Non-compliance with Corporations Rules

  1. When a winding up application is made, it must be accompanied by a supporting affidavit. Rule 5.4 of the Corporations Rules essentially provides that the affidavit in support must verify service of the demand on the defendant company and the company’s failure to comply with that demand.  It must also state whether and, to what extent, the debt to which the demand relates remains due and payable by the company at the time the affidavit is made. Critically, the affidavit must be made within seven days of the originating process being filed.

  1. Rule 2.4(2) of the Corporations Rules requires the plaintiff to annex to its supporting affidavit a current and historical extract of the records of the Australian Securities and Investment Commission (“ASIC”) pertaining to the defendant.  The currency of the ASIC extract is important so that the plaintiff and the Court can be made aware of any critical matters pertaining to the status of the defendant company.  For example, it may be that the company was recently placed into external administration, deregistered or is the subject of a competing winding up application initiated by another creditor of the company.

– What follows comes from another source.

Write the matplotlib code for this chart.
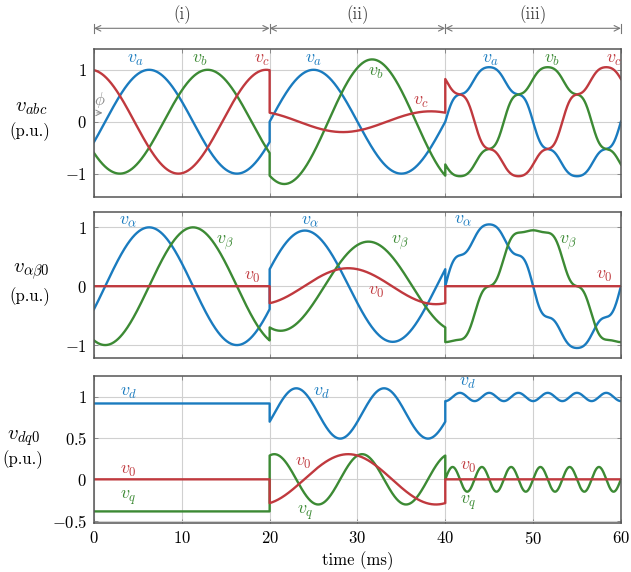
import numpy as np
import matplotlib
matplotlib.use('Agg')
import matplotlib.pyplot as plt

plt.rcParams['font.family'] = 'cmr10'
plt.rcParams['mathtext.fontset'] = 'cm'
plt.rcParams['axes.unicode_minus'] = False

# grid frequency and the three test intervals (ms)
f_grid = 50.0
seg_start = [0, 20, 40]
seg_end = [20, 40, 60]
seg_names = ['(i)', '(ii)', '(iii)']

# phase a, b, c: amplitude (p.u.) per interval
amp_abc = [[1.0, 1.0, 1.0],
           [1.0, 1.2, 0.2],
           [1.0, 1.0, 1.0]]
phase_shift = [0.0, -2 * np.pi / 3, 2 * np.pi / 3]
# angle offset phi per interval (rad)
phi_seg = [0.4, 0.0, 0.0]
# harmonic content per interval (orders 5 and 7)
harm_order = [5, 7]
harm_amp = [[0.0, 0.0],
            [0.0, 0.0],
            [0.1, 0.05]]

blue = '#1a7bbf'
red = '#c0393e'
green = '#3c8a34'
grid_col = '#d0d0d0'
frame_col = '#555555'

# build abc signals interval by interval
t_parts, abc_parts = [], []
for k in range(3):
    t = np.linspace(seg_start[k], seg_end[k], 600)
    th = 2 * np.pi * f_grid * t / 1000.0 - phi_seg[k]
    sig = []
    for p in range(3):
        x = th + phase_shift[p]
        v = amp_abc[k][p] * np.sin(x)
        for h, a in zip(harm_order, harm_amp[k]):
            v = v + a * np.sin(h * x)
        sig.append(v)
    t_parts.append(t)
    abc_parts.append(np.array(sig))
t = np.concatenate(t_parts)
va, vb, vc = np.concatenate(abc_parts, axis=1)

# Clarke (amplitude invariant)
v_al = 2.0 / 3.0 * (va - 0.5 * vb - 0.5 * vc)
v_be = (vb - vc) / np.sqrt(3)
v_0 = (va + vb + vc) / 3.0

# Park
thp = 2 * np.pi * f_grid * t / 1000.0 - np.pi / 2
v_d = v_al * np.cos(thp) + v_be * np.sin(thp)
v_q = -v_al * np.sin(thp) + v_be * np.cos(thp)

fig = plt.figure(figsize=(6.31, 5.72), dpi=100)
ax1 = fig.add_axes([0.149, 0.6556, 0.835, 0.2587])
ax2 = fig.add_axes([0.149, 0.3741, 0.835, 0.2552])
ax3 = fig.add_axes([0.149, 0.0857, 0.835, 0.2570])

lw = 1.7
ax1.plot(t, va, color=blue, lw=lw)
ax1.plot(t, vb, color=green, lw=lw)
ax1.plot(t, vc, color=red, lw=lw)

ax2.plot(t, v_al, color=blue, lw=lw)
ax2.plot(t, v_be, color=green, lw=lw)
ax2.plot(t, v_0, color=red, lw=lw)

ax3.plot(t, v_d, color=blue, lw=lw)
ax3.plot(t, v_q, color=green, lw=lw)
ax3.plot(t, v_0, color=red, lw=lw)

ylims = [(-1.45, 1.4), (-1.22, 1.26), (-0.53, 1.255)]
yticks = [[-1, 0, 1], [-1, 0, 1], [-0.5, 0, 0.5, 1]]
ylabels = [r'$-1$', r'$0$', r'$1$']
for ax, yl, yt in zip([ax1, ax2, ax3], ylims, yticks):
    ax.set_xlim(0, 60)
    ax.set_ylim(*yl)
    ax.set_xticks([0, 10, 20, 30, 40, 50, 60])
    ax.set_yticks(yt)
    ax.grid(True, color=grid_col, lw=0.8)
    ax.set_axisbelow(True)
    for s in ax.spines.values():
        s.set_color(frame_col)
        s.set_linewidth(1.1)
    ax.tick_params(direction='in', length=3, width=0.7, color='#888888',
                   top=True, right=True, labelsize=12, pad=5)

ax1.set_yticklabels(ylabels)
ax2.set_yticklabels(ylabels)
ax3.set_yticklabels([r'$-0.5$', r'$0$', r'$0.5$', r'$1$'])
ax1.set_xticklabels([])
ax2.set_xticklabels([])
ax3.set_xticklabels([r'$%d$' % v for v in [0, 10, 20, 30, 40, 50, 60]])
ax3.set_xlabel('time (ms)', fontsize=12, labelpad=3)

# curve labels
fs = 13
lab1 = [(4.7, 1.19, r'$v_a$', blue), (12.1, 1.19, r'$v_b$', green),
        (19.1, 1.19, r'$v_c$', red), (25.0, 1.19, r'$v_a$', blue),
        (32.1, 0.94, r'$v_b$', green), (37.2, 0.38, r'$v_c$', red),
        (45.1, 1.19, r'$v_a$', blue), (52.2, 1.19, r'$v_b$', green),
        (59.2, 1.19, r'$v_c$', red)]
lab2 = [(3.9, 1.11, r'$v_\alpha$', blue), (14.9, 0.74, r'$v_\beta$', green),
        (18.0, 0.15, r'$v_0$', red), (24.6, 1.11, r'$v_\alpha$', blue),
        (34.9, 0.74, r'$v_\beta$', green), (32.1, -0.1, r'$v_0$', red),
        (42.0, 1.12, r'$v_\alpha$', blue), (54.0, 0.74, r'$v_\beta$', green),
        (58.1, 0.16, r'$v_0$', red)]
lab3 = [(3.9, 1.05, r'$v_d$', blue), (3.9, 0.10, r'$v_0$', red),
        (3.9, -0.23, r'$v_q$', green), (25.9, 1.04, r'$v_d$', blue),
        (23.8, 0.19, r'$v_0$', red), (24.0, -0.41, r'$v_q$', green),
        (42.6, 1.17, r'$v_d$', blue), (42.6, 0.15, r'$v_0$', red),
        (42.6, -0.28, r'$v_q$', green)]
for ax, labs in zip([ax1, ax2, ax3], [lab1, lab2, lab3]):
    for x, y, s, c in labs:
        ax.text(x, y, s, color=c, fontsize=fs, ha='center', va='center')

# phi marker
phi_t = phi_seg[0] / (2 * np.pi * f_grid) * 1000.0
ax1.annotate('', xy=(phi_t, 0.17), xytext=(0, 0.17),
             arrowprops=dict(arrowstyle='->', color='#888888', lw=0.7))
ax1.text(0.7, 0.42, r'$\phi$', color='#888888', fontsize=12,
         ha='center', va='center')

# interval arrows above the top panel
for a, b, name in zip(seg_start, seg_end, seg_names):
    ax1.annotate('', xy=(b, 1.14), xytext=(a, 1.14),
                 xycoords=('data', 'axes fraction'),
                 arrowprops=dict(arrowstyle='<->', color='#777777', lw=0.8,
                                 shrinkA=0, shrinkB=0),
                 annotation_clip=False)
    ax1.text((a + b) / 2, 1.235, name, transform=ax1.get_xaxis_transform(),
             fontsize=12, ha='center', va='center', color='#444444')
for x in seg_start + [seg_end[-1]]:
    ax1.plot([x, x], [1.11, 1.17], color='#777777', lw=0.8,
             transform=ax1.get_xaxis_transform(), clip_on=False)

# y axis labels
fig.text(31 / 631, 1 - 108 / 572, r'$v_{abc}$', fontsize=15, ha='center', va='center')
fig.text(30 / 631, 1 - 132 / 572, '(p.u.)', fontsize=12, ha='center', va='center')
fig.text(31 / 631, 1 - 272 / 572, r'$v_{\alpha\beta 0}$', fontsize=15, ha='center', va='center')
fig.text(30 / 631, 1 - 297 / 572, '(p.u.)', fontsize=12, ha='center', va='center')
fig.text(23 / 631, 1 - 438 / 572, r'$v_{dq0}$', fontsize=15, ha='center', va='center')
fig.text(23 / 631, 1 - 460 / 572, '(p.u.)', fontsize=12, ha='center', va='center')

fig.savefig('out.png', dpi=100)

  1. There is a problem with the plaintiff’s supporting affidavit and accompanying ASIC extract in that they are each dated more than seven days prior to the filing of the proceeding on 23 April 2019 (the affidavit is dated 15 April 2019 and the ASIC extract is dated 12 April 2019).  Accordingly, the documents do not strictly conform with the relevant rules.  The plaintiff submits that the issue arose because of the Easter holiday period which presumably resulted in the proceeding being filed eight days after the date of the supporting affidavit.

  1. Section 467A of the Corporations Act relevantly provides that a winding up application:

must not be dismissed merely because of…a defect or irregularity in connection with the application ... unless the [c]ourt is satisfied that substantial injustice has been caused that cannot otherwise be remedied (for example, by an adjournment or an order for costs).

  1. Here, upon becoming aware of the problem, the plaintiff attended to the filing of a fresh ASIC extract bearing the same date as the originating process.  Further, there is nothing before the Court to suggest that the matters deposed to in the supporting affidavit concerning service of the statutory demand, the defendant’s non-compliance with the demand and the amount of the underlying debt were inaccurate at the time the originating process was filed.   I am not satisfied that any substantial injustice has been caused by the stale affidavit in support and outdated ASIC extract.  Even if some form of injustice arose, it has substantially been remedied by the filing of a supplementary ASIC extract. 

  1. Section 467(1)(c) of the Corporations Act allows the Court, on the hearing of a winding up application, to “make any interim or other order that it thinks fit”.  Strict compliance with rules 2.4(2) and 5.4 will therefore be dispensed with pursuant to this provision of the legislation. 

Dispute about existence of the debt and offsetting claim

  1. As previously mentioned, in its notice of appearance, the defendant opposed the winding up on the basis of an alleged dispute about the existence of the relevant debt in the statutory demand.  This ground was not well articulated or developed in any affidavit material or in the defendant’s submissions.  Instead, the defendant made reference to a far more extensive dispute between the parties arising from the Franchise Agreement.[4] 

    [4]See affidavit of Leslie Abboud sworn 6 June 2019, paras [15] – [25] (“First Abboud Affidavit”).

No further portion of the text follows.